== Material provided

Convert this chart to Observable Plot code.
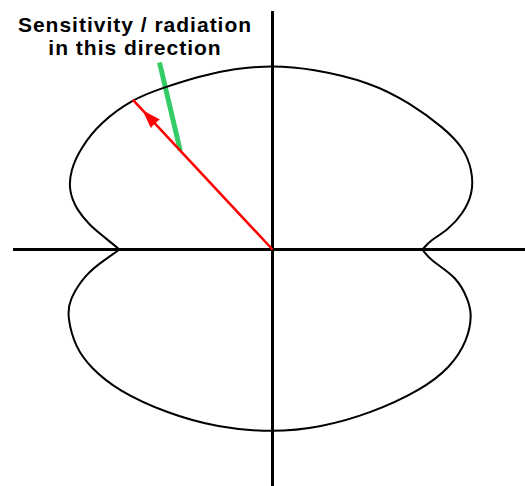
<!DOCTYPE html>
<html>
<head>
<meta charset="utf-8">
<script src="https://cdn.jsdelivr.net/npm/d3@7"></script>
<script src="https://cdn.jsdelivr.net/npm/@observablehq/plot@0.6"></script>
<style>
  html, body { margin: 0; padding: 0; background: #fff; }
  #chart svg { display: block; }
</style>
</head>
<body>
<div id="chart"></div>
<script>
// Polar pattern (angle in degrees, counter-clockwise from +x; gain in plot units)
const upperLobeAngle = [0, 3.3, 6.2, 10.7, 15.6, 21.6, 28.1, 35.5, 46.6, 59.6, 78, 90, 102, 112.5, 124.8, 132.6, 143.6, 152, 158.6, 163.9, 168.5, 172.5, 174.8, 180];
const upperLobeGain  = [150, 158, 176, 194, 208, 215, 216.5, 210, 201, 194, 185, 184, 185, 188, 196, 205, 214, 217, 217, 212, 200, 184, 173, 153];
const lowerLobeAngle = [180, 183.5, 187.3, 194, 198.4, 206.2, 213, 222.3, 237.4, 252.8, 270, 285.1, 300.9, 316.4, 326.5, 335, 341.8, 345.4, 351.5, 356, 360];
const lowerLobeGain  = [153, 168, 188, 210, 216, 220, 217, 209.5, 194.7, 186.3, 183, 184.4, 191, 204.4, 213.6, 215.2, 210, 202.5, 186.8, 158.4, 150];

// Axis extents (plot units)
const xAxisExtent = [-259, 253];
const yAxisExtent = [-237, 238];

// Arrow: direction and length (to the pattern)
const arrowAngle = [133];
const arrowGain = [205];
const arrowHeadStart = [0.84];   // fraction along the arrow where the head begins
const arrowHeadLength = [17];

// Label and leader line
const labelText = ["Sensitivity / radiation\nin this direction"];
const labelPos = [-137.5, 195];          // x, baseline y of last line
const leaderStart = [-113, 187];         // x, y of leader top
const leaderFraction = [0.66];           // fraction along the arrow where leader ends

const rad = d => d * Math.PI / 180;
const pattern = [
  ...upperLobeAngle.map((a, i) => ({lobe: "upper", angle: a, gain: upperLobeGain[i]})),
  ...lowerLobeAngle.map((a, i) => ({lobe: "lower", angle: a, gain: lowerLobeGain[i]}))
].map(d => ({...d, x: d.gain * Math.cos(rad(d.angle)), y: d.gain * Math.sin(rad(d.angle))}));

const arrows = arrowAngle.map((a, i) => ({
  angle: a,
  x1: 0, y1: 0,
  x2: arrowGain[i] * Math.cos(rad(a)),
  y2: arrowGain[i] * Math.sin(rad(a))
}));
const heads = arrows.map(d => ({
  x: arrowHeadStart[0] * d.x2,
  y: arrowHeadStart[0] * d.y2,
  rotate: 90 - d.angle
}));
const leaders = [{
  x1: leaderStart[0], y1: leaderStart[1],
  x2: leaderFraction[0] * arrows[0].x2,
  y2: leaderFraction[0] * arrows[0].y2
}];

const chart = Plot.plot({
  width: 525,
  height: 486,
  margin: 0,
  x: {domain: [-272, 253], axis: null},
  y: {domain: [-237, 249], axis: null},
  style: {background: "#fff"},
  marks: [
    Plot.ruleY([0], {x1: xAxisExtent[0], x2: xAxisExtent[1], stroke: "#000", strokeWidth: 3}),
    Plot.ruleX([0], {y1: yAxisExtent[0], y2: yAxisExtent[1], stroke: "#000", strokeWidth: 3}),
    Plot.link(leaders, {x1: "x1", y1: "y1", x2: "x2", y2: "y2", stroke: "#33cc66", strokeWidth: 5}),
    Plot.line(pattern, {x: "x", y: "y", z: "lobe", curve: "basis", stroke: "#000", strokeWidth: 2}),
    Plot.link(arrows, {x1: "x1", y1: "y1", x2: "x2", y2: "y2", stroke: "#ff0000", strokeWidth: 2.5}),
    Plot.vector(heads, {x: "x", y: "y", rotate: "rotate", length: arrowHeadLength[0], shape: "spike", anchor: "start", r: 5.5, fill: "#ff0000", stroke: "#ff0000", strokeWidth: 1}),
    Plot.text(labelText, {
      x: () => labelPos[0], y: () => labelPos[1], text: d => d,
      textAnchor: "middle", lineAnchor: "bottom", lineHeight: 1.05,
      fontFamily: "Liberation Sans, Arial, sans-serif", fontWeight: "bold", fontSize: 21,
      fill: "#000"
    })
  ]
});
chart.querySelectorAll("text").forEach(t => t.setAttribute("letter-spacing", "1"));
document.getElementById("chart").append(chart);
</script>
</body>
</html>
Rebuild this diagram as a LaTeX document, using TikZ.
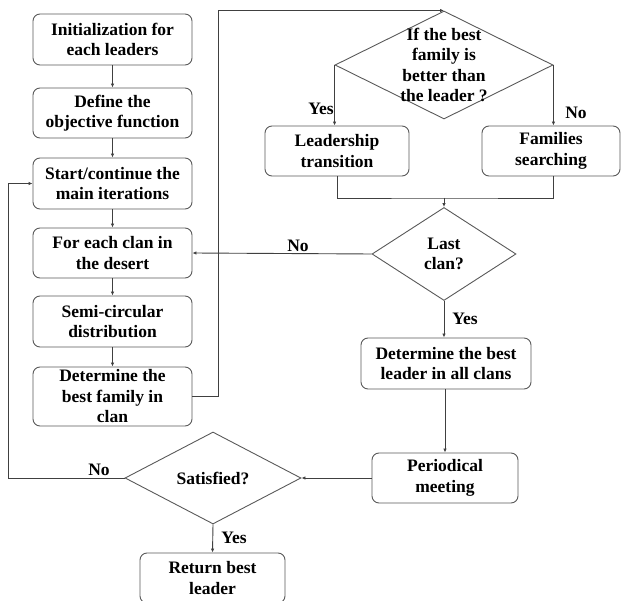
\documentclass[tikz,border=0pt]{standalone}
\usepackage{fontspec}
\setmainfont{Liberation Serif}
\usetikzlibrary{shapes.geometric,arrows.meta}
\begin{document}
\begin{tikzpicture}[x=1pt,y=-1pt,
  font=\fontsize{17.5}{20.5}\selectfont\bfseries,
  box/.style={draw=black!65, line width=0.9pt, rounded corners=7pt, align=center, inner sep=0pt},
  decision/.style={draw=black!65, line width=0.9pt, diamond, inner sep=0pt, minimum width=#1},
  conn/.style={draw=black!75, line width=0.9pt},
  arrow/.style={conn, -{Latex[length=4pt,width=3.5pt]}},
  lbl/.style={inner sep=0pt}
]
\useasboundingbox (0,0) rectangle (622,601);
% left column
\node[box, minimum width=159, minimum height=51] (b1) at (112.5,39.5) {Initialization for\\each leaders};
\node[box, minimum width=159, minimum height=50] (b2) at (112.5,113) {Define the\\objective function};
\node[box, minimum width=159, minimum height=51] (b3) at (112.5,183.5) {Start/continue the\\main iterations};
\node[box, minimum width=159, minimum height=50] (b4) at (112.5,253) {For each clan in\\the desert};
\node[box, minimum width=159, minimum height=51] (b5) at (112.5,321.5) {Semi-circular\\distribution};
\node[box, minimum width=159, minimum height=59] (b6) at (112.5,396.5) {Determine the\\best family in\\clan};
% right part
\node[decision=218, minimum height=108, label={[align=center,lbl]center:If the best\\family is\\better than\\the leader ?}] (d1) at (444,65) {};
\node[box, minimum width=144, minimum height=50] (lead) at (337,151) {Leadership\\transition};
\node[box, minimum width=138, minimum height=50] (fam) at (551,151) {Families\\searching};
\node[decision=144, minimum height=93, label={[align=center,lbl]center:Last\\clan?}] (last) at (444,254) {};
\node[box, minimum width=170, minimum height=51] (best) at (446,363.5) {Determine the best\\leader in all clans};
\node[box, minimum width=146, minimum height=50] (per) at (445,478) {Periodical\\meeting};
\node[decision=176, minimum height=92, label={[align=center,lbl]center:Satisfied?}] (sat) at (213,478) {};
\node[box, minimum width=145, minimum height=50] (ret) at (212.5,578) {Return best\\leader};
% connectors
\draw[arrow] (b1) -- (b2);
\draw[arrow] (b2) -- (b3);
\draw[arrow] (b3) -- (b4);
\draw[arrow] (b4) -- (b5);
\draw[arrow] (b5) -- (b6);
\draw[arrow] (b6.east) -- ++(26,0) |- (d1.north);
\draw[arrow] (d1.west) -- (d1.west |- lead.north);
\draw[arrow] (d1.east) -- (d1.east |- fam.north);
\coordinate (m) at (444,198);
\draw[conn] (lead.south) |- (m) -| (d1.east |- fam.south);
\draw[arrow] (m) -- (last.north);
\draw[arrow] (last.west) -- (b4.east);
\draw[arrow] (last.south) -- (best.north -| last.south);
\draw[arrow] (best.south -| per.north) -- (per.north);
\draw[arrow] (per.west) -- (sat.east);
\coordinate (loop) at (8,478);
\draw[arrow] (sat.west) -- (loop) |- (b3.west);
\draw[arrow] (sat.south) -- (ret.north);
% labels
\node[lbl] (l1) at (321,109) {Yes};
\node[lbl] (l2) at (576,113) {No};
\node[lbl] (l3) at (298,246) {No};
\node[lbl] (l4) at (465,319) {Yes};
\node[lbl] (l5) at (99,470) {No};
\node[lbl] (l6) at (234,538) {Yes};
\end{tikzpicture}
\end{document}
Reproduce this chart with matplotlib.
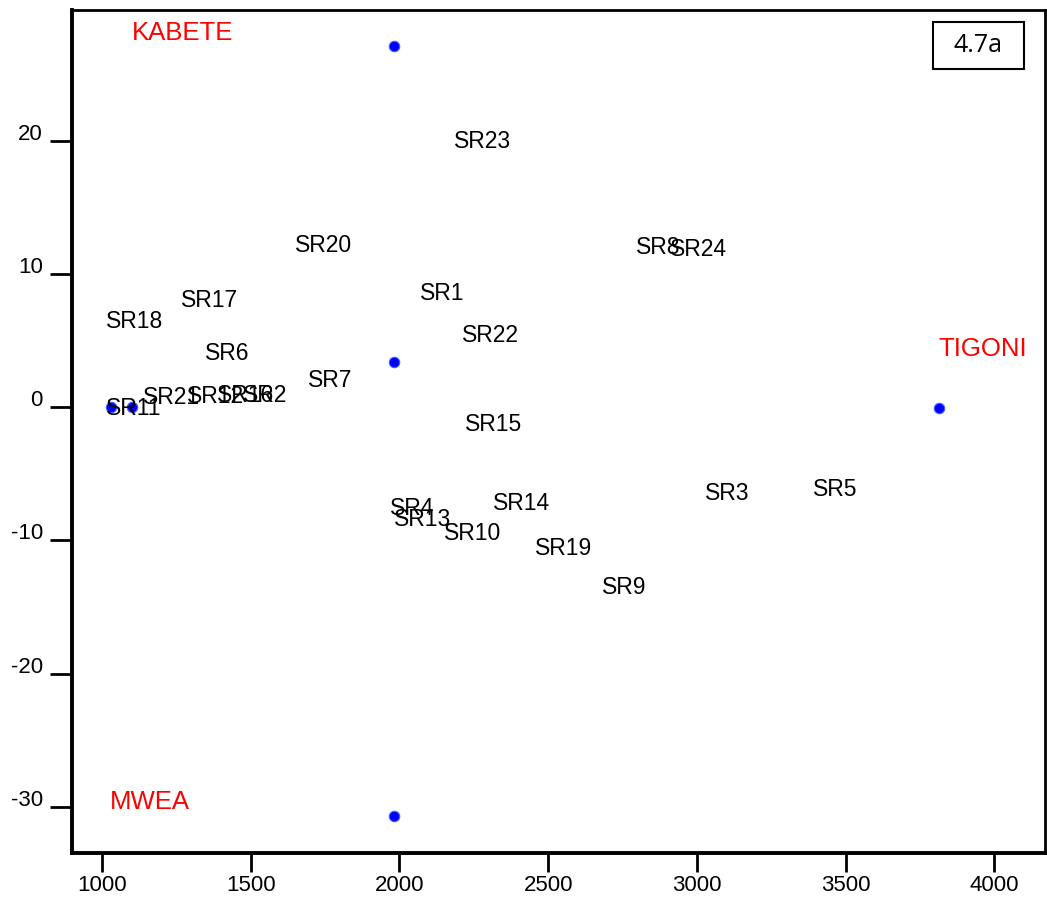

====

Every line from the top of the entries through the line that holds "const yAxisExtent = [-237, 238];" is to be quoted exactly, please, and nothing else; omit the pictures.

### Task solution
Convert this chart to Observable Plot code.
<!DOCTYPE html>
<html>
<head>
<meta charset="utf-8">
<script src="https://cdn.jsdelivr.net/npm/d3@7"></script>
<script src="https://cdn.jsdelivr.net/npm/@observablehq/plot@0.6"></script>
<style>
  html, body { margin: 0; padding: 0; background: #fff; }
  #chart svg { display: block; }
</style>
</head>
<body>
<div id="chart"></div>
<script>
// Polar pattern (angle in degrees, counter-clockwise from +x; gain in plot units)
const upperLobeAngle = [0, 3.3, 6.2, 10.7, 15.6, 21.6, 28.1, 35.5, 46.6, 59.6, 78, 90, 102, 112.5, 124.8, 132.6, 143.6, 152, 158.6, 163.9, 168.5, 172.5, 174.8, 180];
const upperLobeGain  = [150, 158, 176, 194, 208, 215, 216.5, 210, 201, 194, 185, 184, 185, 188, 196, 205, 214, 217, 217, 212, 200, 184, 173, 153];
const lowerLobeAngle = [180, 183.5, 187.3, 194, 198.4, 206.2, 213, 222.3, 237.4, 252.8, 270, 285.1, 300.9, 316.4, 326.5, 335, 341.8, 345.4, 351.5, 356, 360];
const lowerLobeGain  = [153, 168, 188, 210, 216, 220, 217, 209.5, 194.7, 186.3, 183, 184.4, 191, 204.4, 213.6, 215.2, 210, 202.5, 186.8, 158.4, 150];

// Axis extents (plot units)
const xAxisExtent = [-259, 253];
const yAxisExtent = [-237, 238];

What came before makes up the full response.